Your browser version is outdated. We recommend that you update your browser to the latest version.

HOW WE DO IT.....The Wilderness Youth Challenge - WYC


Ten days in a wilderness environment is used to impart basic life skills supported by positive environmental education and experience. This is accomplished through a series of workshops directed towards the group as a whole as each participant is trained and outfitted to spend four days and nights alone in a solo camp. During this solo time the youth are required to complete a set curriculum with predetermined outcomes in order to graduate fully, any measure of accomplishment is recognized regardless of the outcome.
Youth referred by professional support persons are accepted into WYCP with the Intake process focused on our ability to provide risk management for their personal issues. An example would be a youth referred by the Alberta Hospital and identified as a suicide risk would still be accepted however we would implement risk management procedures to mitigate the risk as much as possible. There is a real and present danger associated to this initiative that needs to be recognized and professional referrals are able to provide the proper information to allow us to keep the youth as safe as possible.

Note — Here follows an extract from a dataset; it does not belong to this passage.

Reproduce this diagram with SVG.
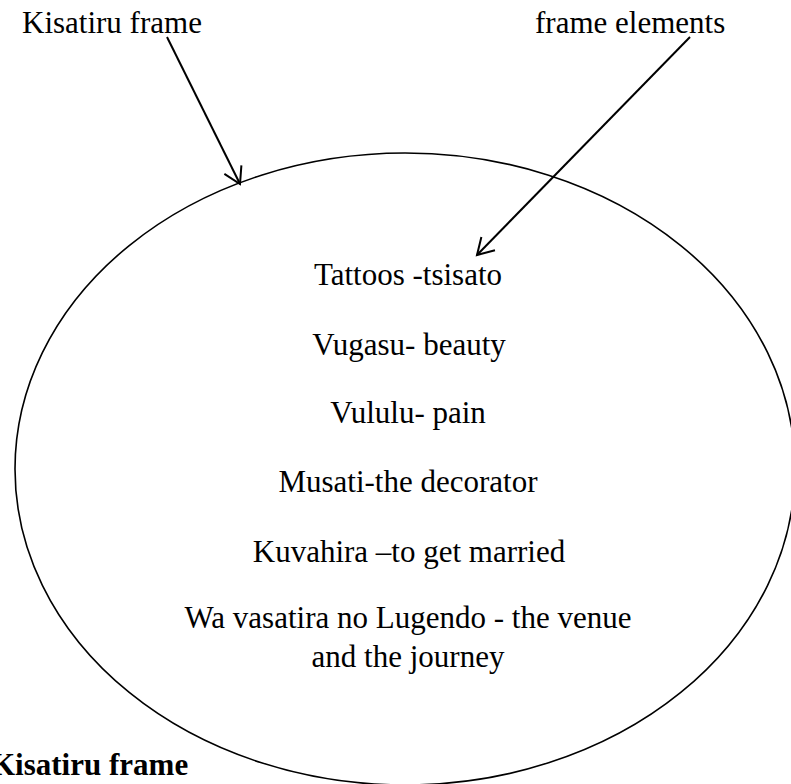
<svg xmlns="http://www.w3.org/2000/svg" width="791" height="784" viewBox="0 0 791 784">
  <defs>
    <style>
      .lbl { font-family: "Liberation Serif", "Times New Roman", serif; font-size: 31px; fill: #000; }
      .mid { text-anchor: middle; }
      .bold { font-weight: bold; }
      .frame { fill: none; stroke: #000; stroke-width: 1.6; }
      .conn { fill: none; stroke: #000; stroke-width: 2; }
    </style>
    <marker id="openArrow" markerUnits="userSpaceOnUse" markerWidth="24" markerHeight="24" viewBox="-20 -12 24 24" refX="0" refY="0" orient="auto">
      <path d="M -16 -9.5 L 0 0 L -16 9.5" fill="none" stroke="#000" stroke-width="2"/>
    </marker>
  </defs>

  <rect width="791" height="784" fill="#fff"/>

  <!-- frame ellipse -->
  <g id="frame">
    <ellipse class="frame" cx="405" cy="469" rx="390" ry="316"/>
  </g>

  <!-- top labels -->
  <g id="label-frame">
    <text class="lbl" x="22" y="33">Kisatiru frame</text>
  </g>
  <g id="label-elements">
    <text class="lbl" x="535" y="33">frame elements</text>
  </g>

  <!-- element list inside the frame -->
  <g id="elements">
    <text class="lbl mid" x="408" y="285">Tattoos -tsisato</text>
    <text class="lbl mid" x="409" y="355">Vugasu- beauty</text>
    <text class="lbl mid" x="408" y="423">Vululu- pain</text>
    <text class="lbl mid" x="408" y="492">Musati-the decorator</text>
    <text class="lbl mid" x="409" y="562">Kuvahira –to get married</text>
    <text class="lbl mid" x="408" y="628">Wa vasatira no Lugendo - the venue</text>
    <text class="lbl mid" x="408" y="667">and the journey</text>
  </g>

  <!-- caption -->
  <g id="caption">
    <text class="lbl bold" x="-9" y="775">Kisatiru frame</text>
  </g>

  <!-- connectors -->
  <g id="connectors">
    <line class="conn" x1="167" y1="37" x2="240" y2="184" marker-end="url(#openArrow)"/>
    <line class="conn" x1="690" y1="37" x2="477" y2="255" marker-end="url(#openArrow)"/>
  </g>
</svg>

Small groups of four to six youth with six to twelve volunteers and staff use public access areas in various locations around the province of Alberta. We hike six to ten kilometers from the staging area to establish a ten day base camp. Immediately the youth are assigned designated tent sites within the camp perimeter, a canvas cabin tent with four to six two room tents for staff and volunteers, shower tent, dry goods tent and outhouse tents are erected with designated walkways flagged. The first meal is a communal supper and breakfast the second day becomes their first cooking lesson, outfitted with stoves and mess kits the youth will prepare their own meals from that point onward. Individual fires are not allowed at this time however a group pit is prepared and used as a comfort fire only in the evenings. Leave no trace rules are discussed the first night and procedures are established to support them.
Day one is spent entirely on LNT principles and Wilderness First Aid workshops. These learning sessions will focus on proper use of the injured person’s surroundings and in particular how pro active actions defined by LNT principles can actually help to avoid personal injuries in the wilderness. Day two combines LNT with Predator Awareness by Habitat for a daylong workshop. The youth are trained to use common predator deterrents but with a strong focus on using habitat awareness coupled with the knowledge of leave no trace practices to avoid a predator rather than confront one. An example is the mention of a shower tent in base camp, we provide a hot water on demand shower and each person in camp is required to shower every evening, laundry is a daily affair as personal cleanliness goes a long way towards presenting as a human when encountering a predator. Day three again combines our LNT practices with a Fire/Water/Shelter Site workshop where the youth learn site selection and maintenance while adhering to the same LNT principals we use in base camp. Day four is used to reinforce previous workshops and learn how each critical area is connected to responsible use of the environment, in particular the practices they will need to perform while alone in their solo camps. An example of this is our routine of using ‘before & after’ pictures when the youth initiate their solo experience. A series of still pictures record the site before and after the youth have used it for their four day solo camp and every site requires a 100% reclamation effort before the youth is allowed to return to base camp.
Day five the youth repack their kits and we assist them to their solo areas. Each youth is allowed approximately one square kilometer and given instruction to not go beyond sight of their tent while on their solo. The each place a ‘fail-safe’ flag at the entry to their area to indicate when help needed with a downed flag. The day is spent assisting the youth into their solo areas and with a final visit from us just before nightfall they prepare for their first night out.
Day’s six to nine the youth are solo unless we observe a downed flag which incurs our breaking their solo to assist as needed. During this time we maintain a strong presence in and around the area our youth are using while being ready to respond to a distress call 24/7. While on their solo they have certain ‘curriculum’ items to complete each day, sometimes to reinforce a personal needs routine. An example would be the making of hydro mil water collection sites to augment their water needs despite being equipped with a water filtration system. Each day they are presented with an additional challenge to complete while managing their personal and LNT requirements. For 2021we will be offering a five day version we title Tomorrows Youth Today - TYT    to support safety against Covid.